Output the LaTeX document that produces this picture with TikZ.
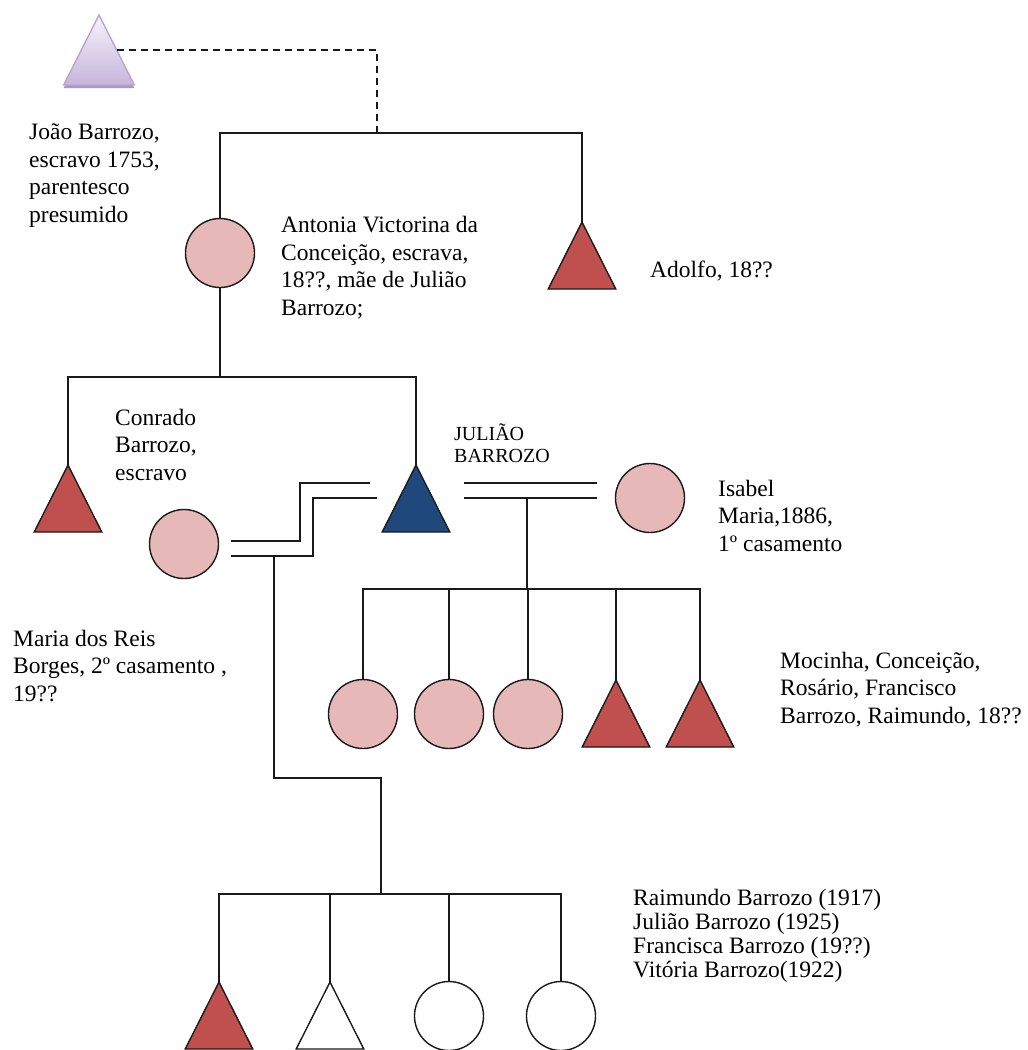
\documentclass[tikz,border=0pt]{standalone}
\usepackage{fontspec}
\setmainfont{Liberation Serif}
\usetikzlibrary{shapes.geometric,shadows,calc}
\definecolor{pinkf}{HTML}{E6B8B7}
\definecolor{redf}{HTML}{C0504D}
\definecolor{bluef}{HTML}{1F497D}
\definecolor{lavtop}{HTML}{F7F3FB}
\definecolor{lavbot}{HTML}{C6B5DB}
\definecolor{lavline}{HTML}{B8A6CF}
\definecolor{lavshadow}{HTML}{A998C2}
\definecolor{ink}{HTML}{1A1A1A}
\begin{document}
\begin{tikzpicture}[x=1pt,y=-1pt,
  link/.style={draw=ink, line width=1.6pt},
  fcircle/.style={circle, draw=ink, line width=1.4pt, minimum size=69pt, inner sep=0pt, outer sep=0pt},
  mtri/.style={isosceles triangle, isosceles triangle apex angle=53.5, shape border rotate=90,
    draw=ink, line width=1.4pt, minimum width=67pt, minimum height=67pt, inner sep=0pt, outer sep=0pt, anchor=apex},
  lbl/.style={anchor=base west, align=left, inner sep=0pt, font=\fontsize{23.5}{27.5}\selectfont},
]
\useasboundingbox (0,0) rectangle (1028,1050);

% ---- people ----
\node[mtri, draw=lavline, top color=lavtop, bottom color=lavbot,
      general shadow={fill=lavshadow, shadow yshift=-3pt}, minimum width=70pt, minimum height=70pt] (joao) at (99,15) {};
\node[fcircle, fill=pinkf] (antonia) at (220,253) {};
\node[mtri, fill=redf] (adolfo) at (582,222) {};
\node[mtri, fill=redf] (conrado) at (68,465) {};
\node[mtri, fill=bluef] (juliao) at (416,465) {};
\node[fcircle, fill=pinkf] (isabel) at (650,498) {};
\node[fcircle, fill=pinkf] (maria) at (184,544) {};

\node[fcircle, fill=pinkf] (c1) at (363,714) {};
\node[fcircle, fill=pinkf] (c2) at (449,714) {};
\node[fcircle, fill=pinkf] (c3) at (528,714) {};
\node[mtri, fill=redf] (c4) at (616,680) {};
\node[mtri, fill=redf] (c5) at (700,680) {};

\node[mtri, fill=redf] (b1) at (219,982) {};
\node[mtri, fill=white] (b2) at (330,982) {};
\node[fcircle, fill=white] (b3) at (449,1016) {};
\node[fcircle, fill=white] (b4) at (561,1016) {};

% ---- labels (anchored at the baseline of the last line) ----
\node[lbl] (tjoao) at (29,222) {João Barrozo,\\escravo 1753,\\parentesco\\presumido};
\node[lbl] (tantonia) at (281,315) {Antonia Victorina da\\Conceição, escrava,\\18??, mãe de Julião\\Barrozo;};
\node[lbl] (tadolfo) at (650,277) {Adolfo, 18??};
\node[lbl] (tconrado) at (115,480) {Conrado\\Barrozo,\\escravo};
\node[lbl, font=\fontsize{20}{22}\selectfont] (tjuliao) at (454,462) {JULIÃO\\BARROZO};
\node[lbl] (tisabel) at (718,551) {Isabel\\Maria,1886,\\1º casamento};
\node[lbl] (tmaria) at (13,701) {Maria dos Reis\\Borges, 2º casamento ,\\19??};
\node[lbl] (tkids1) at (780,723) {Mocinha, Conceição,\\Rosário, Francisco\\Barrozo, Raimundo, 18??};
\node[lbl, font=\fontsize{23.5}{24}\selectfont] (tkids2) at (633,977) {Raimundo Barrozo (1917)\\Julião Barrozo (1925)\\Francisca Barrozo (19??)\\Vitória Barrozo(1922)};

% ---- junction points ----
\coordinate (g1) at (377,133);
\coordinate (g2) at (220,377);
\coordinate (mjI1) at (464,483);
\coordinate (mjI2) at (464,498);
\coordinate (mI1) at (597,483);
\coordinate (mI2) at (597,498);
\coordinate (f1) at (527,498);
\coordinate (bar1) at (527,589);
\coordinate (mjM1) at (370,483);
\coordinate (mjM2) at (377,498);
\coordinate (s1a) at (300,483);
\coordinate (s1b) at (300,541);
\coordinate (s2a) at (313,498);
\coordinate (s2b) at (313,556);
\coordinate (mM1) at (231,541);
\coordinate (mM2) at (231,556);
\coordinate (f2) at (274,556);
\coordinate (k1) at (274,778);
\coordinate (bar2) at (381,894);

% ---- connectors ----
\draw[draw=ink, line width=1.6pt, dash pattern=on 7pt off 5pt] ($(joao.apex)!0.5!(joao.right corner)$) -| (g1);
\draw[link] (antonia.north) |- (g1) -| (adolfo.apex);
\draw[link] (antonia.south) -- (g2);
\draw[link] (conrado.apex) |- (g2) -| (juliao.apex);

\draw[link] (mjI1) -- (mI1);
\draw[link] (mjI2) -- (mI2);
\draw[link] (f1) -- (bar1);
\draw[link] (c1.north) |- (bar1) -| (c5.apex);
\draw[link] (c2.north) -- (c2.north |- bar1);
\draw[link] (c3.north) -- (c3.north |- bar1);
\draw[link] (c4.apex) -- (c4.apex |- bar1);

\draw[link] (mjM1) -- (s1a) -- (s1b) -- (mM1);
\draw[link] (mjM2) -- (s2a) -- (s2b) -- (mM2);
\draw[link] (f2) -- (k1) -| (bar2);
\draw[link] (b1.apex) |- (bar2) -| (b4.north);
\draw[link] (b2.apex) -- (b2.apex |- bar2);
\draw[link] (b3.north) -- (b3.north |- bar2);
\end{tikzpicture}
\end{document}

◆ ◆ ◆ ◆ ◆

### [GIVEN INSTRUCTION]
Omit the pictures, then output the rest of the listing exactly.

### [ANSWER TO THIS TASK]
Output the LaTeX document that produces this picture with TikZ.
\documentclass[tikz,border=0pt]{standalone}
\usepackage{fontspec}
\setmainfont{Liberation Serif}
\usetikzlibrary{shapes.geometric,shadows,calc}
\definecolor{pinkf}{HTML}{E6B8B7}
\definecolor{redf}{HTML}{C0504D}
\definecolor{bluef}{HTML}{1F497D}
\definecolor{lavtop}{HTML}{F7F3FB}
\definecolor{lavbot}{HTML}{C6B5DB}
\definecolor{lavline}{HTML}{B8A6CF}
\definecolor{lavshadow}{HTML}{A998C2}
\definecolor{ink}{HTML}{1A1A1A}
\begin{document}
\begin{tikzpicture}[x=1pt,y=-1pt,
  link/.style={draw=ink, line width=1.6pt},
  fcircle/.style={circle, draw=ink, line width=1.4pt, minimum size=69pt, inner sep=0pt, outer sep=0pt},
  mtri/.style={isosceles triangle, isosceles triangle apex angle=53.5, shape border rotate=90,
    draw=ink, line width=1.4pt, minimum width=67pt, minimum height=67pt, inner sep=0pt, outer sep=0pt, anchor=apex},
  lbl/.style={anchor=base west, align=left, inner sep=0pt, font=\fontsize{23.5}{27.5}\selectfont},
]
\useasboundingbox (0,0) rectangle (1028,1050);

% ---- people ----
\node[mtri, draw=lavline, top color=lavtop, bottom color=lavbot,
      general shadow={fill=lavshadow, shadow yshift=-3pt}, minimum width=70pt, minimum height=70pt] (joao) at (99,15) {};
\node[fcircle, fill=pinkf] (antonia) at (220,253) {};
\node[mtri, fill=redf] (adolfo) at (582,222) {};
\node[mtri, fill=redf] (conrado) at (68,465) {};
\node[mtri, fill=bluef] (juliao) at (416,465) {};
\node[fcircle, fill=pinkf] (isabel) at (650,498) {};
\node[fcircle, fill=pinkf] (maria) at (184,544) {};

\node[fcircle, fill=pinkf] (c1) at (363,714) {};
\node[fcircle, fill=pinkf] (c2) at (449,714) {};
\node[fcircle, fill=pinkf] (c3) at (528,714) {};
\node[mtri, fill=redf] (c4) at (616,680) {};
\node[mtri, fill=redf] (c5) at (700,680) {};

\node[mtri, fill=redf] (b1) at (219,982) {};
\node[mtri, fill=white] (b2) at (330,982) {};
\node[fcircle, fill=white] (b3) at (449,1016) {};
\node[fcircle, fill=white] (b4) at (561,1016) {};

% ---- labels (anchored at the baseline of the last line) ----
\node[lbl] (tjoao) at (29,222) {João Barrozo,\\escravo 1753,\\parentesco\\presumido};
\node[lbl] (tantonia) at (281,315) {Antonia Victorina da\\Conceição, escrava,\\18??, mãe de Julião\\Barrozo;};
\node[lbl] (tadolfo) at (650,277) {Adolfo, 18??};
\node[lbl] (tconrado) at (115,480) {Conrado\\Barrozo,\\escravo};
\node[lbl, font=\fontsize{20}{22}\selectfont] (tjuliao) at (454,462) {JULIÃO\\BARROZO};
\node[lbl] (tisabel) at (718,551) {Isabel\\Maria,1886,\\1º casamento};
\node[lbl] (tmaria) at (13,701) {Maria dos Reis\\Borges, 2º casamento ,\\19??};
\node[lbl] (tkids1) at (780,723) {Mocinha, Conceição,\\Rosário, Francisco\\Barrozo, Raimundo, 18??};
\node[lbl, font=\fontsize{23.5}{24}\selectfont] (tkids2) at (633,977) {Raimundo Barrozo (1917)\\Julião Barrozo (1925)\\Francisca Barrozo (19??)\\Vitória Barrozo(1922)};

% ---- junction points ----
\coordinate (g1) at (377,133);
\coordinate (g2) at (220,377);
\coordinate (mjI1) at (464,483);
\coordinate (mjI2) at (464,498);
\coordinate (mI1) at (597,483);
\coordinate (mI2) at (597,498);
\coordinate (f1) at (527,498);
\coordinate (bar1) at (527,589);
\coordinate (mjM1) at (370,483);
\coordinate (mjM2) at (377,498);
\coordinate (s1a) at (300,483);
\coordinate (s1b) at (300,541);
\coordinate (s2a) at (313,498);
\coordinate (s2b) at (313,556);
\coordinate (mM1) at (231,541);
\coordinate (mM2) at (231,556);
\coordinate (f2) at (274,556);
\coordinate (k1) at (274,778);
\coordinate (bar2) at (381,894);

% ---- connectors ----
\draw[draw=ink, line width=1.6pt, dash pattern=on 7pt off 5pt] ($(joao.apex)!0.5!(joao.right corner)$) -| (g1);
\draw[link] (antonia.north) |- (g1) -| (adolfo.apex);
\draw[link] (antonia.south) -- (g2);
\draw[link] (conrado.apex) |- (g2) -| (juliao.apex);

\draw[link] (mjI1) -- (mI1);
\draw[link] (mjI2) -- (mI2);
\draw[link] (f1) -- (bar1);
\draw[link] (c1.north) |- (bar1) -| (c5.apex);
\draw[link] (c2.north) -- (c2.north |- bar1);
\draw[link] (c3.north) -- (c3.north |- bar1);
\draw[link] (c4.apex) -- (c4.apex |- bar1);

\draw[link] (mjM1) -- (s1a) -- (s1b) -- (mM1);
\draw[link] (mjM2) -- (s2a) -- (s2b) -- (mM2);
\draw[link] (f2) -- (k1) -| (bar2);
\draw[link] (b1.apex) |- (bar2) -| (b4.north);
\draw[link] (b2.apex) -- (b2.apex |- bar2);
\draw[link] (b3.north) -- (b3.north |- bar2);
\end{tikzpicture}
\end{document}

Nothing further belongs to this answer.